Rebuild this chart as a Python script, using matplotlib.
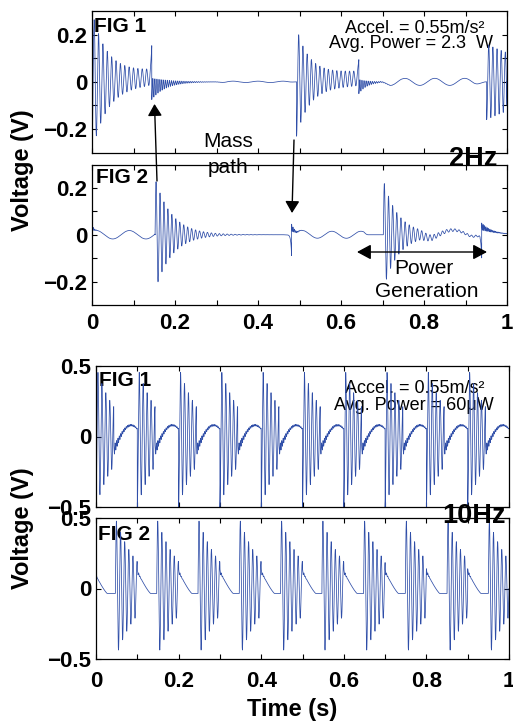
import numpy as np
import matplotlib
matplotlib.use('Agg')
import matplotlib.pyplot as plt
from matplotlib.patches import FancyArrowPatch

plt.rcParams['font.family'] = ['Liberation Sans', 'DejaVu Sans']

W, H = 513, 724
LINE_COLOR = '#2f4ea8'
t = np.linspace(0, 1, 40001)

# ------------------------------------------------------------------
# Values (event tables of the voltage traces)
# ------------------------------------------------------------------
# 2 Hz, FIG 1 : damped bursts
hz2_f1_burst_start = [0.0, 0.493, 0.951]
hz2_f1_burst_end = [0.144, 0.643, 1.0]
hz2_f1_burst_amp = [0.27, 0.20, 0.13]
hz2_f1_burst_tau = [0.035, 0.03, 0.15]
hz2_f1_burst_floor = [0.03, 0.03, 0.03]
hz2_f1_burst_freq = [95, 98, 100]
hz2_f1_burst_drift = [0.02, 0.015, 0.0]
hz2_f1_burst_phase = [-np.pi / 2, -np.pi / 2, -np.pi / 2]
# 2 Hz, FIG 1 : impact spikes + ringing
hz2_f1_spike_t = [0.144, 0.643]
hz2_f1_spike_peak = [0.12, 0.07]
hz2_f1_spike_width = [0.0015, 0.0015]
hz2_f1_spike_offset = [-0.03, -0.02]
hz2_f1_spike_offset_tau = [0.03, 0.02]
hz2_f1_spike_ring = [-0.045, -0.03]
hz2_f1_spike_ring_tau = [0.035, 0.02]
hz2_f1_spike_ring_freq = [200, 200]
# 2 Hz, FIG 1 : slow waves
hz2_f1_wave_start = [0.30, 0.69]
hz2_f1_wave_end = [0.49, 0.948]
hz2_f1_wave_amp = [0.003, 0.015]
hz2_f1_wave_period = [0.06, 0.072]
hz2_f1_wave_peak = [0.40, 0.754]
hz2_f1_wave_ramp = [0.02, 0.03]

# 2 Hz, FIG 2
hz2_f2_burst_start = [0.152, 0.702]
hz2_f2_burst_end = [0.475, 0.935]
hz2_f2_burst_amp = [0.24, 0.23]
hz2_f2_burst_tau = [0.04, 0.035]
hz2_f2_burst_floor = [0.0, 0.004]
hz2_f2_burst_freq = [105, 100]
hz2_f2_burst_drift = [0.0, 0.0]
hz2_f2_burst_phase = [0.0, 0.0]
hz2_f2_spike_t = [0.0, 0.481, 0.939]
hz2_f2_spike_peak = [0.0, -0.09, -0.10]
hz2_f2_spike_width = [0.002, 0.002, 0.002]
hz2_f2_spike_offset = [0.02, 0.03, 0.035]
hz2_f2_spike_offset_tau = [0.004, 0.012, 0.03]
hz2_f2_spike_ring = [0.015, 0.015, 0.015]
hz2_f2_spike_ring_tau = [0.004, 0.008, 0.02]
hz2_f2_spike_ring_freq = [300, 300, 300]
hz2_f2_wave_start = [0.0, 0.49, 0.79]
hz2_f2_wave_end = [0.152, 0.665, 0.936]
hz2_f2_wave_amp = [0.018, 0.015, 0.02]
hz2_f2_wave_period = [0.08, 0.07, 0.14]
hz2_f2_wave_peak = [0.09, 0.578, 0.87]
hz2_f2_wave_ramp = [0.0, 0.01, 0.03]

# 10 Hz, FIG 1 : one cycle per onset
hz10_f1_onset = [0.0, 0.1, 0.2, 0.3, 0.4, 0.5, 0.6, 0.7, 0.8, 0.9]
hz10_f1_burst_len = 0.043
hz10_f1_burst_amp = 0.5
hz10_f1_burst_tau = 0.05
hz10_f1_burst_freq = 105
hz10_f1_arc_low = -0.10
hz10_f1_arc_height = 0.18
hz10_f1_arc_halfperiod = 0.084
hz10_f1_ripple_amp = 0.035
hz10_f1_ripple_tau = 0.015
hz10_f1_ripple_freq = 300

# 10 Hz, FIG 2
hz10_f2_spike_t = [-0.005, 0.1, 0.2, 0.3, 0.4, 0.5, 0.6, 0.7, 0.8, 0.9]
hz10_f2_burst_t = [0.047, 0.147, 0.247, 0.347, 0.447, 0.547, 0.648, 0.749, 0.85, 0.95]
hz10_f2_spike_high = 0.12
hz10_f2_spike_low = -0.035
hz10_f2_decline_len = 0.032
hz10_f2_burst_amp = 0.5
hz10_f2_burst_tau = 0.055
hz10_f2_burst_freq = 100
hz10_f2_ripple_amp = 0.02
hz10_f2_ripple_tau = 0.004
hz10_f2_ripple_freq = 300


# ------------------------------------------------------------------
def burst_sum(t, starts, ends, amps, taus, floors, freqs, drifts, phases):
    v = np.zeros_like(t)
    for t0, t1, a, tau, fl, f, d, ph in zip(starts, ends, amps, taus, floors,
                                            freqs, drifts, phases):
        m = (t >= t0) & (t < t1)
        s = t[m] - t0
        env = a * np.exp(-s / tau) + fl
        v[m] += env * np.sin(2 * np.pi * f * s + ph) + d * s / (t1 - t0)
    return v


def spike_sum(t, times, peaks, widths, offs, off_taus, rings, ring_taus, ring_freqs):
    v = np.zeros_like(t)
    for ts, p, w, o, to, r, tr, fr in zip(times, peaks, widths, offs, off_taus,
                                          rings, ring_taus, ring_freqs):
        pre = (t < ts) & (t > ts - 10 * w)
        v[pre] += p * np.exp((t[pre] - ts) / w)
        post = (t >= ts) & (t < ts + 0.3)
        s = t[post] - ts
        v[post] += o * np.exp(-s / to) + r * np.exp(-s / tr) * np.cos(2 * np.pi * fr * s)
    return v


def wave_sum(t, starts, ends, amps, periods, peaks, ramps):
    v = np.zeros_like(t)
    for a, b, A, per, pk, rw in zip(starts, ends, amps, periods, peaks, ramps):
        m = (t >= a) & (t < b)
        tt = t[m]
        if rw > 0:
            ramp = np.clip(np.minimum(tt - a, b - tt) / rw, 0, 1)
            if a == 0:
                ramp = np.clip((b - tt) / rw, 0, 1)
        else:
            ramp = 1.0
        v[m] += A * np.cos(2 * np.pi * (tt - pk) / per) * ramp
    return v


v_2hz_f1 = (burst_sum(t, hz2_f1_burst_start, hz2_f1_burst_end, hz2_f1_burst_amp,
                      hz2_f1_burst_tau, hz2_f1_burst_floor, hz2_f1_burst_freq,
                      hz2_f1_burst_drift, hz2_f1_burst_phase)
            + spike_sum(t, hz2_f1_spike_t, hz2_f1_spike_peak, hz2_f1_spike_width,
                        hz2_f1_spike_offset, hz2_f1_spike_offset_tau, hz2_f1_spike_ring,
                        hz2_f1_spike_ring_tau, hz2_f1_spike_ring_freq)
            + wave_sum(t, hz2_f1_wave_start, hz2_f1_wave_end, hz2_f1_wave_amp,
                       hz2_f1_wave_period, hz2_f1_wave_peak, hz2_f1_wave_ramp))

v_2hz_f2 = (burst_sum(t, hz2_f2_burst_start, hz2_f2_burst_end, hz2_f2_burst_amp,
                      hz2_f2_burst_tau, hz2_f2_burst_floor, hz2_f2_burst_freq,
                      hz2_f2_burst_drift, hz2_f2_burst_phase)
            + spike_sum(t, hz2_f2_spike_t, hz2_f2_spike_peak, hz2_f2_spike_width,
                        hz2_f2_spike_offset, hz2_f2_spike_offset_tau, hz2_f2_spike_ring,
                        hz2_f2_spike_ring_tau, hz2_f2_spike_ring_freq)
            + wave_sum(t, hz2_f2_wave_start, hz2_f2_wave_end, hz2_f2_wave_amp,
                       hz2_f2_wave_period, hz2_f2_wave_peak, hz2_f2_wave_ramp))

# 10 Hz FIG 1
v_10hz_f1 = np.zeros_like(t)
onsets = list(hz10_f1_onset) + [1.0001]
for k in range(len(hz10_f1_onset)):
    t0, t1 = onsets[k], onsets[k + 1]
    mb = (t >= t0) & (t < t0 + hz10_f1_burst_len)
    s = t[mb] - t0
    v_10hz_f1[mb] = -hz10_f1_burst_amp * np.exp(-s / hz10_f1_burst_tau) * \
        np.cos(2 * np.pi * hz10_f1_burst_freq * s)
    ma = (t >= t0 + hz10_f1_burst_len) & (t < t1)
    s = t[ma] - t0 - hz10_f1_burst_len
    arc = hz10_f1_arc_low + hz10_f1_arc_height * np.sin(np.pi * s / hz10_f1_arc_halfperiod)
    rip = (hz10_f1_ripple_amp * np.exp(-s / hz10_f1_ripple_tau) + 0.004) * \
        np.cos(2 * np.pi * hz10_f1_ripple_freq * s)
    v_10hz_f1[ma] = arc + rip

# 10 Hz FIG 2
v_10hz_f2 = np.zeros_like(t)
spk = list(hz10_f2_spike_t) + [1.0001]
for k in range(len(hz10_f2_spike_t)):
    ts, tb, tn = spk[k], hz10_f2_burst_t[k], spk[k + 1]
    md = (t >= max(ts, 0)) & (t < tb)
    s = t[md] - ts
    frac = np.clip(1 - s / hz10_f2_decline_len, 0, 1) ** 1.2
    v_10hz_f2[md] = hz10_f2_spike_low + (hz10_f2_spike_high - hz10_f2_spike_low) * frac + \
        hz10_f2_ripple_amp * np.exp(-s / hz10_f2_ripple_tau) * \
        np.cos(2 * np.pi * hz10_f2_ripple_freq * s)
    mb = (t >= tb) & (t < tn)
    s = t[mb] - tb
    v_10hz_f2[mb] = hz10_f2_burst_amp * np.exp(-s / hz10_f2_burst_tau) * \
        np.sin(2 * np.pi * hz10_f2_burst_freq * s)

# ------------------------------------------------------------------
fig = plt.figure(figsize=(W / 100, H / 100), dpi=100)


def P(x, y):
    return (x / W, 1 - y / H)


def make_ax(x0, y0, x1, y1):
    return fig.add_axes([x0 / W, 1 - y1 / H, (x1 - x0) / W, (y1 - y0) / H])


ax1 = make_ax(92, 11, 507, 152.7)
ax2 = make_ax(92, 164.5, 507, 305)
ax3 = make_ax(96, 366, 509, 507)
ax4 = make_ax(96, 518, 509, 659)

xt = np.round(np.arange(0, 1.001, 0.1), 1)
xl = ['0', '', '0.2', '', '0.4', '', '0.6', '', '0.8', '', '1']

for ax, v in [(ax1, v_2hz_f1), (ax2, v_2hz_f2), (ax3, v_10hz_f1), (ax4, v_10hz_f2)]:
    ax.plot(t, v, color=LINE_COLOR, lw=0.55, zorder=2)
    ax.set_xlim(0, 1)
    ax.set_xticks(xt)
    ax.set_xticklabels(xl, fontweight='bold', fontsize=16)
    ax.tick_params(direction='in', top=True, right=True, length=3.5, width=0.8)
    ax.tick_params(axis='y', pad=3.6)
    for sp in ax.spines.values():
        sp.set_linewidth(0.9)

for ax in (ax1, ax2):
    ax.set_ylim(-0.3, 0.3)
    ax.set_yticks([-0.2, -0.1, 0, 0.1, 0.2])
    ax.set_yticklabels(['\u22120.2', '', '0', '', '0.2'], fontweight='bold', fontsize=16)
for ax in (ax3, ax4):
    ax.set_ylim(-0.5, 0.5)
    ax.set_yticks([-0.5, 0, 0.5])
    ax.set_yticklabels(['\u22120.5', '0', '0.5'], fontweight='bold', fontsize=16)

ax1.tick_params(axis='x', labelbottom=False)
ax3.tick_params(axis='x', labelbottom=False)
ax2.tick_params(axis='x', pad=5.8)
ax4.tick_params(axis='x', pad=8.6)

# panel labels (below the traces)
for ax, (x, y), s in [(ax1, (94, 17), 'FIG 1'), (ax2, (95.5, 168), 'FIG 2'),
                      (ax3, (99, 370.5), 'FIG 1'), (ax4, (98, 525), 'FIG 2')]:
    ax.text(*P(x, y), s, transform=fig.transFigure, ha='left', va='top',
            fontsize=15, fontweight='bold', zorder=1)

# annotations
ax1.text(*P(415, 33.3), 'Accel. = 0.55m/s\u00b2', transform=fig.transFigure,
         ha='center', va='baseline', fontsize=13, zorder=1)
ax1.text(*P(411, 47.7), 'Avg. Power = 2.3  W', transform=fig.transFigure,
         ha='center', va='baseline', fontsize=13, zorder=1)
ax3.text(*P(415, 393), 'Accel. = 0.55m/s\u00b2', transform=fig.transFigure,
         ha='center', va='baseline', fontsize=13, zorder=1)
ax3.text(*P(413.5, 410), 'Avg. Power = 60\u03bcW', transform=fig.transFigure,
         ha='center', va='baseline', fontsize=13, zorder=1)

fig.text(*P(228, 147), 'Mass', ha='center', va='baseline', fontsize=15)
fig.text(*P(228, 173), 'path', ha='center', va='baseline', fontsize=15)
fig.text(*P(424, 274.3), 'Power', ha='center', va='baseline', fontsize=15)
fig.text(*P(426.7, 296.7), 'Generation', ha='center', va='baseline', fontsize=15)

fig.text(*P(473.5, 165.7), '2Hz', ha='center', va='baseline', fontsize=19.5,
         fontweight='bold')
fig.text(*P(474, 522.7), '10Hz', ha='center', va='baseline', fontsize=19.5,
         fontweight='bold')

fig.text(*P(23, 170), 'Voltage (V)', rotation=90, ha='center', va='center',
         fontsize=17, fontweight='bold')
fig.text(*P(23, 528), 'Voltage (V)', rotation=90, ha='center', va='center',
         fontsize=17, fontweight='bold')
fig.text(*P(292, 716), 'Time (s)', ha='center', va='baseline', fontsize=17,
         fontweight='bold')

# arrows
arr_style = '-|>,head_length=0.55,head_width=0.33'
for tail, head in [((157, 181), (154.5, 104)), ((294, 140), (292, 213))]:
    fig.add_artist(FancyArrowPatch(P(*tail), P(*head), transform=fig.transFigure,
                                   arrowstyle=arr_style, mutation_scale=13,
                                   color='black', lw=1.0, shrinkA=0, shrinkB=0,
                                   zorder=5))
fig.add_artist(FancyArrowPatch(P(357, 252), P(487, 252), transform=fig.transFigure,
                               arrowstyle='<|-|>,head_length=0.65,head_width=0.35',
                               mutation_scale=13, color='black', lw=1.0,
                               shrinkA=0, shrinkB=0, zorder=5))

fig.savefig('out.png', dpi=100)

+++++

:: Task goal ::
Give again, word for word, every line from the top of the data through the line with "t = np.linspace(0, 1, 40001)", both ends included, and exclude the pictures.

:: Task solution ::
Rebuild this chart as a Python script, using matplotlib.
import numpy as np
import matplotlib
matplotlib.use('Agg')
import matplotlib.pyplot as plt
from matplotlib.patches import FancyArrowPatch

plt.rcParams['font.family'] = ['Liberation Sans', 'DejaVu Sans']

W, H = 513, 724
LINE_COLOR = '#2f4ea8'
t = np.linspace(0, 1, 40001)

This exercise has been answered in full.